Deccan Cement’s (DECM) 1QFY21 volume fell 33% YoY. However, owing to a sharp rebound in regional pricing, revenue fell only 24% YoY to Rs 1.39bn. Margin soared 50% YoY, thus cushioning EBITDA to Rs 399mn, a decline of 1% YoY. APAT rose 12% YoY on a lower tax rate (new tax regime). We expect demand recovery and benefits accruing from WHRS and loading infrastructures to drive earnings recovery. We maintain BUY with an unchanged target price of Rs 380/sh


* 1QFY21 - sharp margin rebound to offset the impact of volume loss: Sales volume fell 33/14% YoY/QoQ to 0.30 mn MT, hit hard by a sharp demand decline across southern and Maharashtra markets. NSR, however, rebounded 31/14% QoQ/YoY, aided by a massive price uptick in the region. Supply chain disruptions amid COVID lockdown and negative op-lev drove up cost inflation by 5/3% YoY/QoQ. Subsequently, solid pricing gains propped up unitary EBITDA 49% YoY to a robust Rs 1,348/MT and almost offseted the impact of volume loss. DECM had migrated to the new corporate tax rate late last year. Thus, a lower tax rate of 26% vs 35% YoY boosted APAT.

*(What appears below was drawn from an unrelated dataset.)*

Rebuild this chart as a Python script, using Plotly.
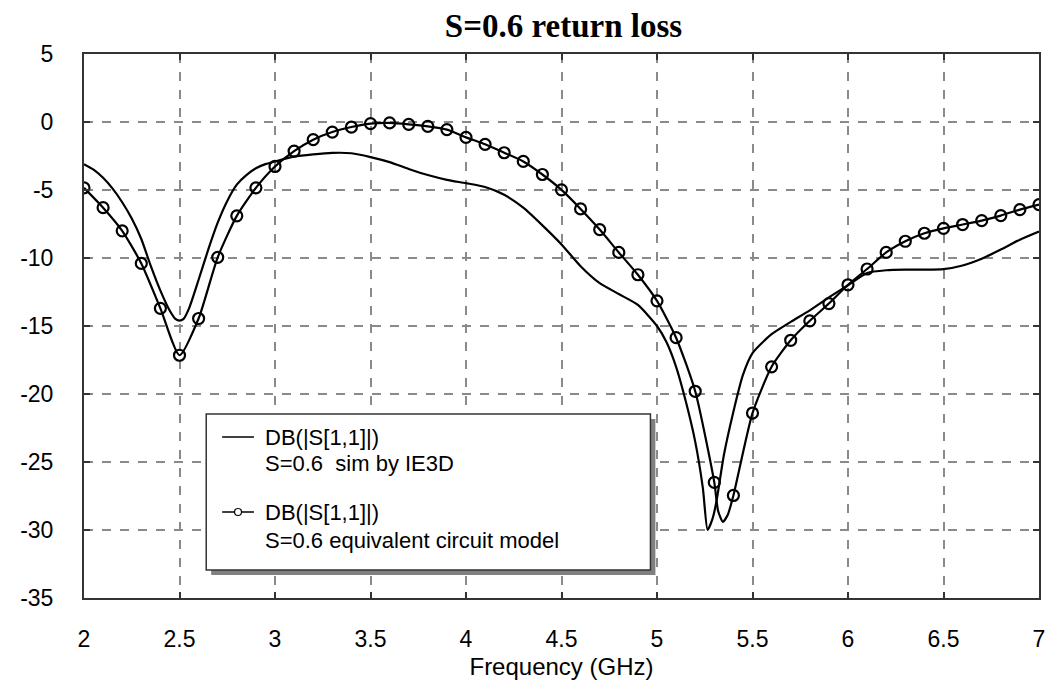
import plotly.graph_objects as go

# IE3D simulation (solid line)
sim_freq = [2.00, 2.05, 2.10, 2.15, 2.20, 2.25, 2.30, 2.35, 2.40, 2.45, 2.48, 2.50, 2.52, 2.55,
            2.60, 2.65, 2.70, 2.75, 2.80, 2.85, 2.90, 2.95, 3.00, 3.10, 3.20, 3.30, 3.40,
            3.50, 3.60, 3.70, 3.80, 3.90, 4.00, 4.10, 4.20, 4.30, 4.40, 4.50, 4.60, 4.70,
            4.80, 4.90, 5.00, 5.05, 5.10, 5.15, 5.20, 5.24, 5.265, 5.29, 5.31, 5.35, 5.40,
            5.45, 5.50, 5.60, 5.70, 5.80, 5.90, 6.00, 6.10, 6.20, 6.30, 6.40, 6.50, 6.60,
            6.70, 6.80, 6.90, 7.00]
sim_db = [-3.1, -3.5, -4.1, -4.9, -5.9, -7.1, -8.6, -10.6, -12.4, -13.9, -14.5, -14.6, -14.5, -13.7,
          -11.6, -9.4, -7.4, -5.8, -4.6, -3.9, -3.4, -3.1, -2.9, -2.55, -2.38, -2.27, -2.3,
          -2.58, -2.95, -3.45, -3.9, -4.25, -4.5, -4.78, -5.35, -6.3, -7.6, -9.0, -10.6, -11.85,
          -12.65, -13.45, -15.0, -16.2, -18.0, -20.5, -23.5, -26.9, -30.0, -29.2, -28.0, -24.5, -21.3,
          -18.6, -17.0, -15.6, -14.7, -13.85, -12.9, -12.0, -11.1, -10.9, -10.86, -10.86, -10.82, -10.55,
          -10.05, -9.38, -8.65, -8.05]

# Equivalent circuit model (markers every 0.1 GHz)
model_freq = [2.0, 2.1, 2.2, 2.3, 2.4, 2.5, 2.6, 2.7, 2.8, 2.9, 3.0, 3.1, 3.2, 3.3, 3.4, 3.5,
              3.6, 3.7, 3.8, 3.9, 4.0, 4.1, 4.2, 4.3, 4.4, 4.5, 4.6, 4.7, 4.8, 4.9, 5.0, 5.1,
              5.2, 5.3, 5.4, 5.5, 5.6, 5.7, 5.8, 5.9, 6.0, 6.1, 6.2, 6.3, 6.4, 6.5, 6.6, 6.7,
              6.8, 6.9, 7.0]
model_db = [-4.84, -6.3, -8.0, -10.4, -13.7, -17.15, -14.45, -9.95, -6.9, -4.84, -3.27, -2.14,
            -1.3, -0.74, -0.37, -0.12, -0.07, -0.17, -0.32, -0.56, -1.13, -1.64, -2.26, -2.9,
            -3.86, -4.99, -6.39, -7.91, -9.59, -11.23, -13.15, -15.86, -19.8, -26.5, -27.46,
            -21.4, -18.0, -16.05, -14.62, -13.35, -11.97, -10.81, -9.59, -8.77, -8.18, -7.82,
            -7.54, -7.25, -6.88, -6.44, -6.07]
# model curve between markers near the deep dip
model_dip_freq = [5.32, 5.345, 5.37]
model_dip_db = [-28.6, -29.4, -28.9]

x_ticks = [2, 2.5, 3, 3.5, 4, 4.5, 5, 5.5, 6, 6.5, 7]
y_ticks = [5, 0, -5, -10, -15, -20, -25, -30, -35]

title_text = "S=0.6 return loss"
x_title = "Frequency (GHz)"
legend_lines = ["DB(|S[1,1]|)", "S=0.6  sim by IE3D", "DB(|S[1,1]|)", "S=0.6 equivalent circuit model"]

# merge dip points into model line
model_line = sorted(zip(model_freq + model_dip_freq, model_db + model_dip_db))
model_line_x = [p[0] for p in model_line]
model_line_y = [p[1] for p in model_line]

fig = go.Figure()
fig.add_trace(go.Scatter(x=sim_freq, y=sim_db, mode="lines",
                         line=dict(color="black", width=2.2, shape="spline", smoothing=0.6),
                         showlegend=False, hoverinfo="skip"))
fig.add_trace(go.Scatter(x=model_line_x, y=model_line_y, mode="lines",
                         line=dict(color="black", width=2.2, shape="spline", smoothing=0.6),
                         showlegend=False, hoverinfo="skip"))
fig.add_trace(go.Scatter(x=model_freq, y=model_db, mode="markers",
                         marker=dict(symbol="circle-open", size=11, color="black",
                                     line=dict(width=2.2, color="black")),
                         showlegend=False, hoverinfo="skip"))

L, R, T, B = 84, 1045, 54, 598
W, H = 1053, 695
def px(x): return (x - L) / (R - L)
def py(y): return (B - y) / (B - T)

shapes = []
# legend shadow
shapes.append(dict(type="rect", xref="paper", yref="paper", x0=px(212), x1=px(659), y0=py(419), y1=py(575),
                   fillcolor="#808080", line=dict(width=0), layer="above"))
shapes.append(dict(type="rect", xref="paper", yref="paper", x0=px(207), x1=px(654), y0=py(414), y1=py(570),
                   fillcolor="white", line=dict(color="#333333", width=1.5), layer="above"))
shapes.append(dict(type="line", xref="paper", yref="paper", x0=px(223), x1=px(255), y0=py(437), y1=py(437),
                   line=dict(color="black", width=1.5), layer="above"))
shapes.append(dict(type="line", xref="paper", yref="paper", x0=px(223), x1=px(255), y0=py(512), y1=py(512),
                   line=dict(color="black", width=1.5), layer="above"))
shapes.append(dict(type="circle", xref="paper", yref="paper", x0=px(235.5), x1=px(242.5), y0=py(508.5), y1=py(515.5),
                   fillcolor="white", line=dict(color="black", width=1.2), layer="above"))

annotations = []
for txt, yy in zip(legend_lines, [437, 463, 512, 540]):
    annotations.append(dict(text=txt, xref="paper", yref="paper", x=px(264), y=py(yy),
                            xanchor="left", yanchor="middle", showarrow=False,
                            font=dict(family="Liberation Sans, Arial", size=22, color="black")))

fig.update_layout(
    width=W, height=H,
    margin=dict(l=L, r=W - R, t=T, b=H - B),
    paper_bgcolor="white", plot_bgcolor="white",
    title=dict(text="<b>" + title_text + "</b>", x=(443 + 684) / 2 / W, xanchor="center",
               y=1 - 25 / H, yanchor="middle",
               font=dict(family="Liberation Serif, Times New Roman", size=33, color="black")),
    shapes=shapes, annotations=annotations,
    showlegend=False,
)
fig.update_xaxes(range=[2, 7], tickvals=x_ticks, ticktext=[f"{v:g}" for v in x_ticks],
                 showgrid=True, gridcolor="#8a8a8a", gridwidth=1.5, griddash="dash",
                 showline=True, linecolor="#333333", linewidth=2, mirror="ticks",
                 ticks="inside", ticklen=6, tickcolor="#333333", tickwidth=1.5,
                 ticklabelstandoff=19, zeroline=False,
                 tickfont=dict(family="Liberation Sans, Arial", size=23, color="black"),
                 title=dict(text=x_title, standoff=8,
                            font=dict(family="Liberation Sans, Arial", size=24, color="black")))
fig.update_yaxes(range=[-35, 5], tickvals=y_ticks, ticktext=[f"{v:g}" for v in y_ticks],
                 showgrid=True, gridcolor="#8a8a8a", gridwidth=1.5, griddash="dash",
                 showline=True, linecolor="#333333", linewidth=2, mirror="ticks",
                 ticks="inside", ticklen=6, tickcolor="#333333", tickwidth=1.5,
                 ticklabelstandoff=24, zeroline=False,
                 tickfont=dict(family="Liberation Sans, Arial", size=23, color="black"))

fig.write_html("out.html")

* Capex update and outlook: DECM’s 6MW WHRS is expected to be fully operational during 3QFY21, which will reduce operating expense by ~Rs 70/MT. During FY20, DECM had commissioned truck and wagon loader facilities, which will reduce material handling cost. These should aid margin expansion going ahead. DECM reported that, on 1st and 21st July, it received demand notices totalling ~Rs 244mn from regional power discoms towards differential wheeling charges due for FY03-15 and FY15-16 periods respectively. The co has already set aside Rs 96mn last qtr in this regard. The differential amounts to ~12% of its cash balance and ~3/4% of its net worth/Mcap. DECM has sought more details from these discoms and, hence, has not further provisioned for the same. We maintain our estimates, building in 18% EBITDA CAGR during FY20-23E. We maintain BUY with an unchanged target price of Rs 380/sh (5.5x Jun’22 EBITDA).